Murphy’s latest offering isn’t strictly a solo effort. Initially released as a standalone single, ‘Let the Flowers Grow’, which now closes the album as a ‘bonus track’, is a duet with Boy George, and much of the material on the album was co-written with Youth, who also produced it. Silver Shade contains twelve tracks and has a running time of fifty-nine minutes. As such, it’s a longish album, and the crisp 80s-sounding production, while suited to the material, dates it somewhat.

‘Swoon’ is classic Murphy in full-on Bowie mode, with a dash of Lou Reed and some grandiose electropop leanings. But if the bassline is lifted from The Sisters of Mercy’s ‘This Corrosion’, something about the swinging pop groove is actually closer to Springsteen’s ‘Dancing in the Dark’. You can clearly hear Bauhaus in all of this, but it’s predominantly in the vocals – perhaps not entirely surprisingly. And at five and a half minutes, it feels a bit laboured.

‘Hot Roy’ is Outside era Bowie crossed with Donna Summer’s ‘I Feel Love’ and The Associates. It’s poppy, it’s high drama, and it’s an early high point in an album that’s solid enough, but rarely spectacular. ‘The Artroom Wonder’ was an obvious single choice, but does sound like so many other things chucked into a blender, and elsewhere, the title track brings some dark glam vibes, and while it’s big on theatre, it’s not quite so big on substance, and feels rather predictable.

Predictable is not a word which can be applied to David J Haskins’ The Mother Tree, an album which is released in tandem with a book of poems, Rhapsody, Threnody & Prayer, both a tribute to his mother. As such, it’s a spoken word album with musical accompaniment, and, for context, it’s worth quoting that ‘David J’s decision to release these projects under his birth name, “Haskins,” (the name his brother Kevin used in both their bands together: Bauhaus and Love and Rockets) underscores their deep familial and emotional significance to him. He calls The Mother Tree, “my most personal work yet.”’ And that personal aspect rings out loud and clear, including as it does ‘profound reflections on life, love, loss, and touching tributes to late cultural icons and artists including Ian Curtis, Kurt Cobain, Jeff Buckley, Jack Kerouac and Mark Linkous.’ We feel and experience loss on different levels, and Haskins in no way suggests the loss of his mother is the same experience as the passing of a friend or an artist one admires: this is an exploration of the muti-faceted experience of loss and the way they all leave a different kind of void in one’s life.

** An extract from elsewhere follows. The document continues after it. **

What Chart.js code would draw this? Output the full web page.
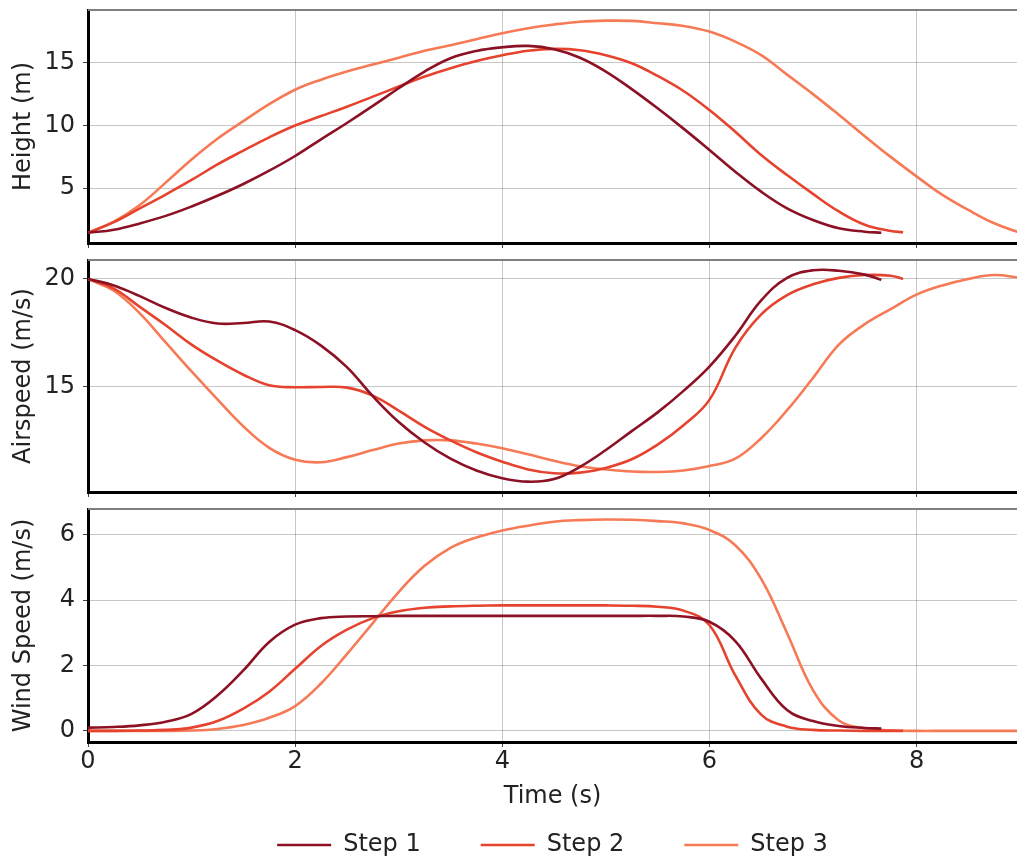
<!DOCTYPE html>
<html lang="en">
  <head>
    <meta charset="utf-8">
    <title>Height, Airspeed and Wind Speed</title>
    <script src="https://cdn.jsdelivr.net/npm/chart.js@4.4.1/dist/chart.umd.min.js"></script>
    <style>
      body { margin: 0; overflow: hidden; background: #fff; }
      canvas { position: absolute; left: 0; }
    </style>
  </head>
  <body>
    <canvas id="height" width="1017" height="250" style="top:0px"></canvas>
    <canvas id="airspeed" width="1017" height="250" style="top:250px"></canvas>
    <canvas id="wind" width="1017" height="367" style="top:500px"></canvas>
    <script>
      // values
      const stepLabels = ['Step 1', 'Step 2', 'Step 3'];
      const stepColors = ['#8c1124', '#e6432f', '#f67a56'];

      const time1 = [0, 0.25, 0.5, 0.75, 1, 1.25, 1.5, 1.75, 2, 2.25, 2.5, 2.75, 3, 3.25, 3.5, 3.75,
        4, 4.25, 4.5, 4.75, 5, 5.25, 5.5, 5.75, 6, 6.25, 6.5, 6.75, 7, 7.25, 7.5, 7.66];
      const time2 = [0, 0.25, 0.5, 0.75, 1, 1.25, 1.5, 1.75, 2, 2.25, 2.5, 2.75, 3, 3.25, 3.5, 3.75,
        4, 4.25, 4.5, 4.75, 5, 5.25, 5.5, 5.75, 6, 6.25, 6.5, 6.75, 7, 7.25, 7.5, 7.75, 7.87];
      const time3 = [0, 0.25, 0.5, 0.75, 1, 1.25, 1.5, 1.75, 2, 2.25, 2.5, 2.75, 3, 3.25, 3.5, 3.75,
        4, 4.25, 4.5, 4.75, 5, 5.25, 5.5, 5.75, 6, 6.25, 6.5, 6.75, 7, 7.25, 7.5, 7.75,
        8, 8.25, 8.5, 8.75, 9];

      const height1 = [1.45, 1.7, 2.2, 2.8, 3.55, 4.4, 5.34, 6.4, 7.57, 8.9, 10.2, 11.56, 12.97, 14.3, 15.36, 15.94,
        16.23, 16.34, 16.07, 15.4, 14.3, 12.9, 11.37, 9.75, 8.05, 6.32, 4.73, 3.4, 2.47, 1.81, 1.54, 1.46];
      const height2 = [1.45, 2.3, 3.4, 4.5, 5.66, 6.9, 8.0, 9.06, 10.0, 10.75, 11.5, 12.3, 13.1, 13.9, 14.56, 15.14,
        15.6, 15.96, 16.1, 16.0, 15.6, 14.96, 13.95, 12.75, 11.24, 9.5, 7.65, 6.05, 4.55, 3.15, 2.1, 1.6, 1.5];
      const height3 = [1.45, 2.35, 3.67, 5.45, 7.3, 8.95, 10.35, 11.7, 12.85, 13.65, 14.3, 14.85, 15.4, 15.95, 16.4, 16.87,
        17.35, 17.75, 18.05, 18.27, 18.35, 18.33, 18.15, 17.93, 17.48, 16.68, 15.6, 14.05, 12.5, 10.85, 9.15, 7.5,
        5.95, 4.47, 3.27, 2.21, 1.45];

      const airspeed1 = [20.0, 19.7, 19.2, 18.65, 18.2, 17.93, 17.95, 18.02, 17.62, 16.9, 15.9, 14.55, 13.35, 12.4, 11.65, 11.1,
        10.74, 10.58, 10.7, 11.27, 12.05, 12.93, 13.8, 14.8, 15.93, 17.36, 19.0, 20.05, 20.4, 20.38, 20.2, 19.96];
      const airspeed2 = [20.0, 19.55, 18.7, 17.85, 16.95, 16.2, 15.55, 15.06, 14.97, 14.98, 14.95, 14.58, 13.88, 13.13, 12.5, 11.95,
        11.51, 11.15, 10.97, 11.0, 11.22, 11.62, 12.3, 13.2, 14.38, 16.8, 18.35, 19.25, 19.75, 20.05, 20.18, 20.15, 20.0];
      const airspeed3 = [20.0, 19.45, 18.4, 17.05, 15.7, 14.4, 13.15, 12.15, 11.6, 11.48, 11.72, 12.05, 12.35, 12.5, 12.5, 12.35,
        12.13, 11.85, 11.55, 11.3, 11.15, 11.05, 11.03, 11.1, 11.31, 11.65, 12.6, 13.9, 15.4, 16.95, 17.9, 18.6,
        19.27, 19.7, 20.0, 20.18, 20.05];

      const wind1 = [0.1, 0.12, 0.17, 0.28, 0.52, 1.08, 1.85, 2.72, 3.25, 3.45, 3.5, 3.51, 3.52, 3.52, 3.52, 3.52,
        3.52, 3.52, 3.52, 3.52, 3.52, 3.52, 3.52, 3.5, 3.34, 2.75, 1.6, 0.64, 0.3, 0.15, 0.09, 0.07];
      const wind2 = [0, 0, 0.01, 0.03, 0.1, 0.3, 0.68, 1.2, 1.9, 2.6, 3.1, 3.45, 3.66, 3.77, 3.81, 3.83,
        3.84, 3.84, 3.84, 3.84, 3.84, 3.83, 3.8, 3.68, 3.24, 1.7, 0.5, 0.13, 0.03, 0.01, 0, 0, 0];
      const wind3 = [0, 0, 0, 0, 0.01, 0.06, 0.18, 0.4, 0.76, 1.45, 2.35, 3.3, 4.25, 5.05, 5.6, 5.92,
        6.13, 6.28, 6.4, 6.45, 6.47, 6.46, 6.42, 6.35, 6.15, 5.68, 4.65, 2.99, 1.25, 0.32, 0.08, 0.02,
        0, 0, 0, 0, 0];

      const timeTicks = [0, 2, 4, 6, 8];
      const heightTicks = [5, 10, 15];
      const airspeedTicks = [15, 20];
      const windTicks = [0, 2, 4, 6];

      const font = { family: 'DejaVu Sans', size: 24 };
      const textColor = '#222';
      const gridColor = 'rgba(0,0,0,0.22)';

      const times = [time1, time2, time3];

      function datasets(series) {
        return series.map((vals, i) => ({
          label: stepLabels[i],
          data: times[i].map((t, j) => ({ x: t, y: vals[j] })),
          borderColor: stepColors[i],
          backgroundColor: stepColors[i],
          borderWidth: 2.6,
          pointRadius: 0,
          tension: 0.4
        }));
      }

      const topBorder = {
        id: 'topBorder',
        afterDraw(chart) {
          const { ctx, chartArea: a } = chart;
          ctx.save();
          ctx.strokeStyle = '#7f7f7f';
          ctx.lineWidth = 2;
          ctx.beginPath();
          ctx.moveTo(a.left, a.top);
          ctx.lineTo(a.right, a.top);
          ctx.stroke();
          ctx.restore();
        }
      };

      function noPad(s) {
        s.paddingTop = 0;
        s.paddingBottom = 0;
        s.paddingLeft = 0;
        s.paddingRight = 0;
      }

      function panel(id, series, yTitle, yMin, yMax, yTicks, opts) {
        const last = opts.last;
        return new Chart(document.getElementById(id), {
          type: 'line',
          data: { datasets: datasets(series) },
          plugins: [topBorder],
          options: {
            responsive: false,
            devicePixelRatio: 1,
            animation: false,
            events: [],
            layout: { autoPadding: false, padding: { top: opts.top, left: 0, right: 0, bottom: 0 } },
            plugins: {
              tooltip: { enabled: false },
              legend: {
                display: last,
                position: 'bottom',
                fullSize: false,
                labels: {
                  usePointStyle: true,
                  pointStyle: 'line',
                  pointStyleWidth: 54,
                  padding: 60,
                  font: font,
                  color: textColor
                }
              }
            },
            scales: {
              x: {
                type: 'linear',
                min: 0,
                max: 8.97,
                afterBuildTicks: s => { s.ticks = timeTicks.map(v => ({ value: v })); },
                afterFit: s => { s.height = opts.xHeight; noPad(s); },
                grid: { color: gridColor, lineWidth: 1, tickLength: 5, tickColor: '#444' },
                border: { color: '#000', width: 3 },
                ticks: { display: last, font: font, color: textColor, padding: 0, maxRotation: 0, autoSkip: false },
                title: {
                  display: last,
                  text: 'Time (s)',
                  font: font,
                  color: textColor,
                  padding: { top: 0, bottom: -38 }
                }
              },
              y: {
                min: yMin,
                max: yMax,
                afterBuildTicks: s => { s.ticks = yTicks.map(v => ({ value: v })); },
                afterFit: s => { s.width = 88; noPad(s); },
                grid: { color: gridColor, lineWidth: 1, tickLength: 5, tickColor: '#444' },
                border: { color: '#000', width: 3 },
                ticks: { font: font, color: textColor, padding: 8 },
                title: {
                  display: true,
                  text: yTitle,
                  font: font,
                  color: textColor,
                  padding: { top: 9, bottom: 0 }
                }
              }
            }
          }
        });
      }

      panel('height', [height1, height2, height3], 'Height (m)', 0.64, 19.2, heightTicks,
        { top: 10, xHeight: 7, last: false });
      panel('airspeed', [airspeed1, airspeed2, airspeed3], 'Airspeed (m/s)', 10.1, 20.88, airspeedTicks,
        { top: 10, xHeight: 8, last: false });
      panel('wind', [wind1, wind2, wind3], 'Wind Speed (m/s)', -0.34, 6.79, windTicks,
        { top: 9, xHeight: 31, last: true });
    </script>
  </body>
</html>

The first piece – the title track – is a twenty-one minute piano-led meditation with subtle strings as the musical backdrop to a descriptive, linear narrative tale. There is a simplicity about it, not to mention an immediacy and directness. ‘this is a personal sacred story’, he says in the early stages of this patchwork of scenes which depict moments of his mother’s life. While the instrumentation is perhaps synonymous with high art, the words and their delivery are unpretentious, a flow of recollections and reminiscences, some harrowing, heart-rending, and all so real. Because life is often harrowing and heart-rending. ‘I miss your laugh’, he says openly, before effusing about perfect Sunday roasts. ‘Loved and lost’ is the succinct and poignant summary of the composition, and one which runs through the album as a whole. The other four tracks are substantially shorter, most around six minutes in duration, with almost folksy instrumentation and more contemplative spoken-word narratives, rich in little details which render them all the more vivid. There’s something almost unfiltered about it, and it feels so resonatingly human.

It sits at the opposite end of the spectrum from Murphy’s album: it’s art without artifice, a richly-woven tapestry where emotion is subtly laced through every moment.

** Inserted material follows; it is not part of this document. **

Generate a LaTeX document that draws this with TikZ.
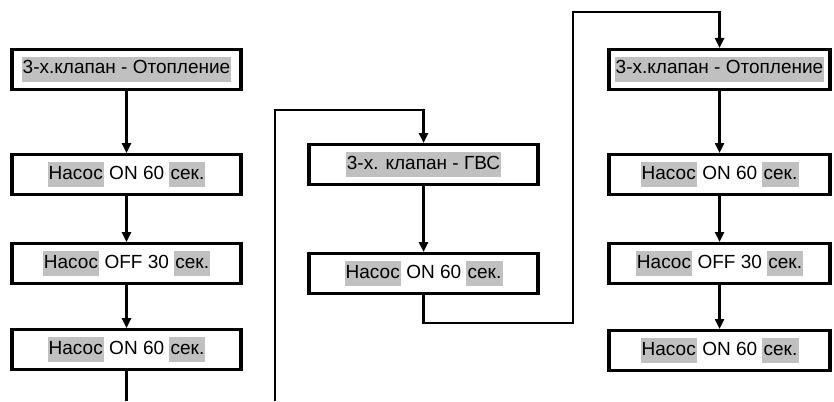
\documentclass[tikz,border=0pt]{standalone}
\usepackage{fontspec}
\setmainfont{Liberation Sans}
\usetikzlibrary{arrows.meta}
\definecolor{hlgray}{RGB}{192,192,192}
\newcommand{\hlw}[1]{{\setlength{\fboxsep}{1.2pt}\colorbox{hlgray}{\strut #1}}}
\tikzset{
  stepbox/.style={draw=black, line width=3.2pt, fill=white, minimum width=229pt, minimum height=40pt, inner sep=0pt, font=\fontsize{19}{22}\selectfont, anchor=north},
  conn/.style={line width=2.4pt, -{Triangle[width=9pt,length=10pt]}},
  plain/.style={line width=2.4pt}
}
\begin{document}
\begin{tikzpicture}[x=1pt,y=-1pt]
\useasboundingbox (0,0) rectangle (834,401);
% left column
\node[stepbox] (L1) at (126.5,48) {\hlw{3-х.клапан - Отопление}};
\node[stepbox] (L2) at (126.5,153) {\hlw{Насос} ON 60 \hlw{сек.}};
\node[stepbox] (L3) at (126.5,242) {\hlw{Насос} OFF 30 \hlw{сек.}};
\node[stepbox] (L4) at (126.5,328) {\hlw{Насос} ON 60 \hlw{сек.}};
% middle column
\node[stepbox] (M1) at (423.5,143) {\hlw{3-х. клапан - ГВС}};
\node[stepbox] (M2) at (423.5,252) {\hlw{Насос} ON 60 \hlw{сек.}};
% right column
\node[stepbox, minimum width=221pt] (R1) at (719.5,48) {\hlw{3-х.клапан - Отопление}};
\node[stepbox, minimum width=221pt] (R2) at (719.5,153) {\hlw{Насос} ON 60 \hlw{сек.}};
\node[stepbox, minimum width=221pt] (R3) at (719.5,242) {\hlw{Насос} OFF 30 \hlw{сек.}};
\node[stepbox, minimum width=221pt] (R4) at (719.5,329) {\hlw{Насос} ON 60 \hlw{сек.}};
% coordinates
\coordinate (Lend) at (126.5,401);
\coordinate (Mstart) at (275,401);
\coordinate (Mtop) at (275,110);
\coordinate (M2b) at (423.5,323);
\coordinate (Rx) at (573,323);
\coordinate (Rtop) at (573,12);
% connectors
\draw[conn] (L1) -- (L2);
\draw[conn] (L2) -- (L3);
\draw[conn] (L3) -- (L4);
\draw[plain] (L4.south) -- (Lend);
\draw[conn] (Mstart) -- (Mtop) -| (M1.north);
\draw[conn] (M1) -- (M2);
\draw[conn] (M2.south) -- (M2b) -- (Rx) -- (Rtop) -| (R1.north);
\draw[conn] (R1) -- (R2);
\draw[conn] (R2) -- (R3);
\draw[conn] (R3) -- (R4);
\end{tikzpicture}
\end{document}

These two albums may provide some indication of how the individual members brought specific traits to Bauhaus in the early years, and provide some measure of how they came to be increasingly divergent over time. Murphy’s album is clearly the more accessible, and will likely receive more coverage and acclaim, and reach a far wider audience, and be lauded and cherished by many. But for me, although The Mother Tree is a very different beast and challenging on a number of levels, it has a deeper resonance, and connects on a deeper level.